— BEGIN —
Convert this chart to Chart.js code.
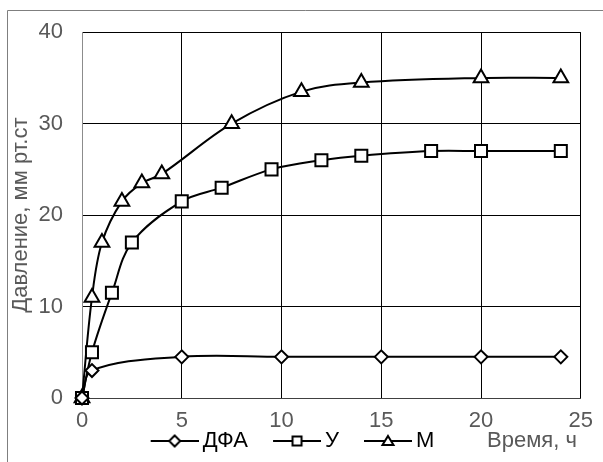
<!DOCTYPE html>
<html>
<head>
<meta charset="utf-8">
<script src="https://cdn.jsdelivr.net/npm/chart.js@4/dist/chart.umd.min.js"></script>
<style>
  html, body { margin: 0; padding: 0; background: #fff; }
  #wrap { width: 603px; height: 462px; }
</style>
</head>
<body>
<div id="wrap"><canvas id="pressureChart" width="603" height="462"></canvas></div>
<script>
// Время, ч / Давление, мм рт.ст
const dfaX = [0, 0.5, 5, 10, 15, 20, 24];
const dfaY = [0, 3, 4.5, 4.5, 4.5, 4.5, 4.5];

const uX = [0, 0.5, 1.5, 2.5, 5, 7, 9.5, 12, 14, 17.5, 20, 24];
const uY = [0, 5, 11.5, 17, 21.5, 23, 25, 26, 26.5, 27, 27, 27];

const mX = [0, 0.5, 1, 2, 3, 4, 7.5, 11, 14, 20, 24];
const mY = [0, 11, 17, 21.5, 23.5, 24.5, 30, 33.5, 34.5, 35, 35];

const seriesNames = ["ДФА", "У", "М"];
const xTicks = [0, 5, 10, 15, 20, 25];
const yTicks = [0, 10, 20, 30, 40];

const TEXT_GREY = "#595959";
const FONT = "'Liberation Sans', Arial, sans-serif";
const FONT_SIZE = 22;

function toPoints(xs, ys) {
  return xs.map((x, i) => ({ x: x, y: ys[i] }));
}

// legend symbol: line with an open marker in the middle,
// transparent margin on the left gives the gap between items
function legendSymbol(shape) {
  const c = document.createElement("canvas");
  c.width = 80;
  c.height = 22;
  const g = c.getContext("2d");
  g.strokeStyle = "#000";
  g.lineWidth = 2;
  g.beginPath();
  g.moveTo(32, 11);
  g.lineTo(80, 11);
  g.stroke();
  const cx = 56, cy = 11;
  g.beginPath();
  if (shape === "diamond") {
    g.moveTo(cx, cy - 5.5);
    g.lineTo(cx + 5.5, cy);
    g.lineTo(cx, cy + 5.5);
    g.lineTo(cx - 5.5, cy);
  } else if (shape === "square") {
    g.rect(cx - 4.5, cy - 4.5, 9, 9);
  } else {
    g.moveTo(cx, cy - 5);
    g.lineTo(cx + 5.5, cy + 4);
    g.lineTo(cx - 5.5, cy + 4);
  }
  g.closePath();
  g.fillStyle = "#fff";
  g.fill();
  g.stroke();
  return c;
}

const legendShapes = ["diamond", "square", "triangle"];

function seriesStyle(label, data, pointStyle, radius) {
  return {
    label: label,
    data: data,
    borderColor: "#000",
    borderWidth: 2,
    backgroundColor: "#fff",
    pointStyle: pointStyle,
    pointRadius: radius,
    pointBorderWidth: 2,
    pointBackgroundColor: "#fff",
    pointBorderColor: "#000",
    tension: 0.35,
    fill: false,
    clip: false,
  };
}

// extra drawing: outer frame, legend nudge and the x-axis caption next to the legend
const extras = {
  id: "extras",
  afterLayout(chart) {
    if (chart.legend) {
      chart.legend.left -= 16;
      chart.legend.right -= 16;
    }
  },
  afterDraw(chart) {
    const ctx = chart.ctx;
    ctx.save();
    ctx.strokeStyle = "#7f7f7f";
    ctx.lineWidth = 1;
    ctx.beginPath();
    ctx.moveTo(7.5, 470);
    ctx.lineTo(7.5, 10.5);
    ctx.lineTo(610, 10.5);
    ctx.stroke();
    ctx.fillStyle = TEXT_GREY;
    ctx.font = FONT_SIZE + "px " + FONT;
    ctx.textBaseline = "middle";
    ctx.textAlign = "left";
    ctx.fillText("Время, ч", 487, 441);
    ctx.restore();
  },
};

const ctx = document.getElementById("pressureChart").getContext("2d");
new Chart(ctx, {
  type: "line",
  data: {
    datasets: [
      seriesStyle(seriesNames[0], toPoints(dfaX, dfaY), "rectRot", 6.5),
      seriesStyle(seriesNames[1], toPoints(uX, uY), "rect", 8.5),
      seriesStyle(seriesNames[2], toPoints(mX, mY), "triangle", 8.5),
    ],
  },
  options: {
    responsive: false,
    animation: false,
    layout: { padding: { left: 8, right: 19, top: 32, bottom: 0 } },
    scales: {
      x: {
        type: "linear",
        min: xTicks[0],
        max: xTicks[xTicks.length - 1],
        afterBuildTicks(scale) {
          scale.ticks = xTicks.map((v) => ({ value: v }));
        },
        afterFit(scale) {
          scale.height = 32;
        },
        ticks: { color: TEXT_GREY, font: { size: FONT_SIZE, family: FONT }, padding: 10 },
        grid: { color: "#000", lineWidth: 1, drawTicks: false },
        border: { color: "#404040" },
      },
      y: {
        min: yTicks[0],
        max: yTicks[yTicks.length - 1],
        afterBuildTicks(scale) {
          scale.ticks = yTicks.map((v) => ({ value: v }));
        },
        afterFit(scale) {
          scale.width = 74;
        },
        ticks: { color: TEXT_GREY, font: { size: FONT_SIZE, family: FONT }, padding: 19 },
        grid: { color: "#000", lineWidth: 1, drawTicks: false },
        border: { color: "#8c8c8c" },
        title: {
          display: true,
          text: "Давление, мм рт.ст",
          color: TEXT_GREY,
          font: { size: FONT_SIZE, family: FONT },
          padding: 0,
        },
      },
    },
    plugins: {
      legend: {
        position: "bottom",
        labels: {
          color: TEXT_GREY,
          font: { size: FONT_SIZE, family: FONT },
          padding: 0,
          usePointStyle: true,
          pointStyleWidth: 66,
          generateLabels(chart) {
            return chart.data.datasets.map((ds, i) => ({
              text: ds.label,
              datasetIndex: i,
              pointStyle: legendSymbol(legendShapes[i]),
              fillStyle: "#fff",
              strokeStyle: "#000",
              lineWidth: 0,
              hidden: false,
            }));
          },
        },
      },
      tooltip: { enabled: false },
    },
  },
  plugins: [extras],
});
</script>
</body>
</html>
— END —
- **Problem to work on**
Repeat the listing above exactly from its first line to the line containing "34.5, 35, 35];", both included, and omit the pictures.

- **Exercise response**
Convert this chart to Chart.js code.
<!DOCTYPE html>
<html>
<head>
<meta charset="utf-8">
<script src="https://cdn.jsdelivr.net/npm/chart.js@4/dist/chart.umd.min.js"></script>
<style>
  html, body { margin: 0; padding: 0; background: #fff; }
  #wrap { width: 603px; height: 462px; }
</style>
</head>
<body>
<div id="wrap"><canvas id="pressureChart" width="603" height="462"></canvas></div>
<script>
// Время, ч / Давление, мм рт.ст
const dfaX = [0, 0.5, 5, 10, 15, 20, 24];
const dfaY = [0, 3, 4.5, 4.5, 4.5, 4.5, 4.5];

const uX = [0, 0.5, 1.5, 2.5, 5, 7, 9.5, 12, 14, 17.5, 20, 24];
const uY = [0, 5, 11.5, 17, 21.5, 23, 25, 26, 26.5, 27, 27, 27];

const mX = [0, 0.5, 1, 2, 3, 4, 7.5, 11, 14, 20, 24];
const mY = [0, 11, 17, 21.5, 23.5, 24.5, 30, 33.5, 34.5, 35, 35];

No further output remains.